I moved to ZSH some years ago but even that is not good enough. I thought of using Fish at one point but just said "frak this" and started writing Golang for anything that's more than 20-30 lines of bash/zsh scripting. Or requires their weird list / array syntaxes for iterating over stuff. Can't ever remember that with a gun to my head.


Shell scripts can be used safely if you know how to. Have solid error handling, exit on error (set -e), write tests (BATS) and a few other things to make sure it doesn't break. You are not gonna get the same performance with just or whatever new tooling there is just to run commands on your system


> Shell scripts can be used safely if you know how to

That's the contention point though -- I learned and relearned shell scripting no less than 7 separate times and it always slips away because it's not something I practice every day. Ultimately I concluded it's not worth it because you mostly have to memorize super weird syntax and strange exceptions to rules. At one point I was just like "screw this" and went for Golang.

> You are not gonna get the same performance with just or whatever new tooling there is just to run commands on your system

That's very debatable, I'd bet my Go programs process various things either faster or with the same speed. But even if they are slower that's often not important because most scripts I ever wrote were throwaway. Those that stuck around I have polished and re-polished, including with the measures you enumerated.


> if you know how to

That’s a big if. I worked on a shell based tool for a couple years and eventually accumulated the know-how and toolset to write reliable code; but nobody else could contribute as the learning curve was too great.

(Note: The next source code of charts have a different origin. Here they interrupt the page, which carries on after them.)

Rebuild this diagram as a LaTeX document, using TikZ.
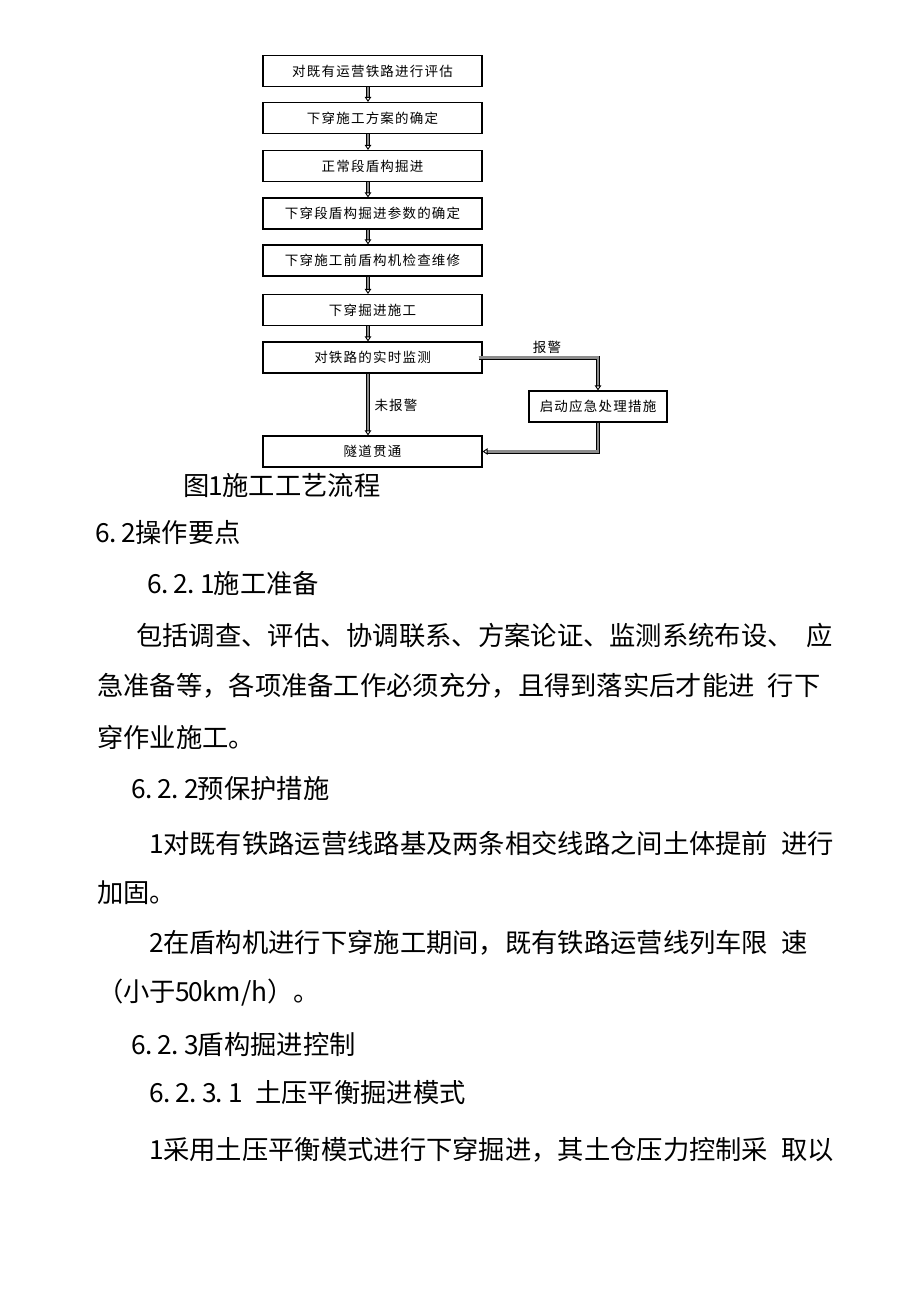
\documentclass[tikz,border=0pt]{standalone}
\usepackage{fontspec}
\setmainfont{Noto Sans CJK SC}
\newfontfamily\cjk{Noto Sans CJK SC}
\newfontfamily\boxfont[LetterSpace=9]{Noto Sans CJK SC}
\usetikzlibrary{arrows.meta}
\newcommand\dg[1]{\makebox[0.5em][c]{#1}}
\newcommand\dt{\makebox[0.5em][l]{.}}
\newcommand\hs{\hspace{0.5em}}
\tikzset{
  box/.style={draw, line width=1.1pt, minimum width=219pt, minimum height=31pt, inner sep=0pt,
    font=\boxfont\fontsize{13.5pt}{15pt}\selectfont},
  lbl/.style={inner sep=0pt, font=\boxfont\fontsize{13.5pt}{15pt}\selectfont},
  flow/.style={draw=black, line width=0.9pt, double=black!45, double distance=2.2pt,
    -{Triangle[open, length=5pt, width=6.5pt]}},
  para/.style={anchor=west, inner sep=0pt, font=\cjk\fontsize{26.3pt}{30pt}\selectfont}
}
\begin{document}
\begin{tikzpicture}[x=1pt,y=-1pt]
\useasboundingbox[fill=white] (0,0) rectangle (920,1301);
% flow chart boxes
\node[box] (b1) at (372.5,71) {对既有运营铁路进行评估};
\node[box] (b2) at (372.5,118) {下穿施工方案的确定};
\node[box] (b3) at (372.5,166) {正常段盾构掘进};
\node[box] (b4) at (372.5,213.5) {下穿段盾构掘进参数的确定};
\node[box] (b5) at (372.5,260.5) {下穿施工前盾构机检查维修};
\node[box] (b6) at (372.5,310) {下穿掘进施工};
\node[box] (b7) at (372.5,357.5) {对铁路的实时监测};
\node[box] (b8) at (372.5,451.5) {隧道贯通};
\node[box, minimum width=138pt] (w) at (598,406.5) {启动应急处理措施};
\coordinate (col) at (368,0);
% connectors
\draw[flow] (b1.south -| col) -- (b2.north -| col);
\draw[flow] (b2.south -| col) -- (b3.north -| col);
\draw[flow] (b3.south -| col) -- (b4.north -| col);
\draw[flow] (b4.south -| col) -- (b5.north -| col);
\draw[flow] (b5.south -| col) -- (b6.north -| col);
\draw[flow] (b6.south -| col) -- (b7.north -| col);
\draw[flow] (b7.south -| col) -- (b8.north -| col);
\draw[flow] ([xshift=-4pt]b7.east) -| (w.north);
\draw[flow] (w.south) |- (b8.east);
\node[lbl] (alarm) at (547,347) {报警};
\node[lbl] (noalarm) at (396,405) {未报警};
% text
\node[para] (cap) at (183,485) {图\dg{1}施工工艺流程};
\node[para] (h62) at (96,533) {\dg{6}\dt\dg{2}操作要点};
\node[para] (h621) at (148,583) {\dg{6}\dt\dg{2}\dt\dg{1}施工准备};
\node[para] (p1) at (136,635) {包括调查、评估、协调联系、方案论证、监测系统布设、\hs 应};
\node[para] (p2) at (97,686) {急准备等，各项准备工作必须充分，且得到落实后才能进\hs 行下};
\node[para] (p3) at (97,737) {穿作业施工。};
\node[para] (h622) at (132,789) {\dg{6}\dt\dg{2}\dt\dg{2}预保护措施};
\node[para] (p4) at (150,843) {\dg{1}对既有铁路运营线路基及两条相交线路之间土体提前\hs 进行};
\node[para] (p5) at (97,893) {加固。};
\node[para] (p6) at (150,943) {\dg{2}在盾构机进行下穿施工期间，既有铁路运营线列车限\hs 速};
\node[para] (p7) at (97,993) {（小于\dg{5}\dg{0}km/h）。};
\node[para] (h623) at (132,1045) {\dg{6}\dt\dg{2}\dt\dg{3}盾构掘进控制};
\node[para] (h6231) at (150,1093) {\dg{6}\dt\dg{2}\dt\dg{3}\dt\dg{1}\hs 土压平衡掘进模式};
\node[para] (p8) at (150,1150) {\dg{1}采用土压平衡模式进行下穿掘进，其土仓压力控制采\hs 取以};
\end{tikzpicture}
\end{document}
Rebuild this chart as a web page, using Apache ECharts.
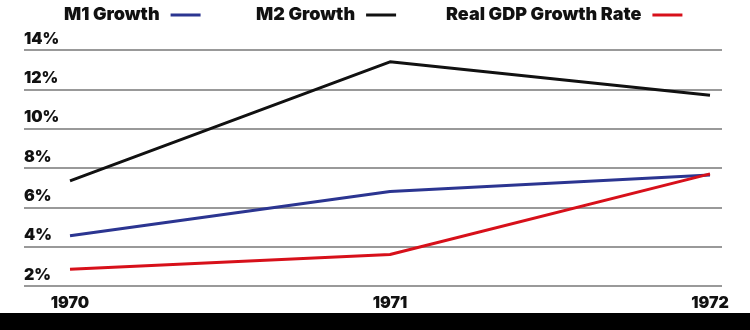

I switched to Ruby for all new tools and never looked back. Performance is rarely a concern in this territory, and you can always offload heavy work to another process.


Performance in your shell script is a new one. Can you cite a real world example where that would ever matter? My shell scripts just initiate build/export/deploy programs. They take milliseconds to run and then the programs they start take minutes. The perf of those milliseconds couldn't be more negligible.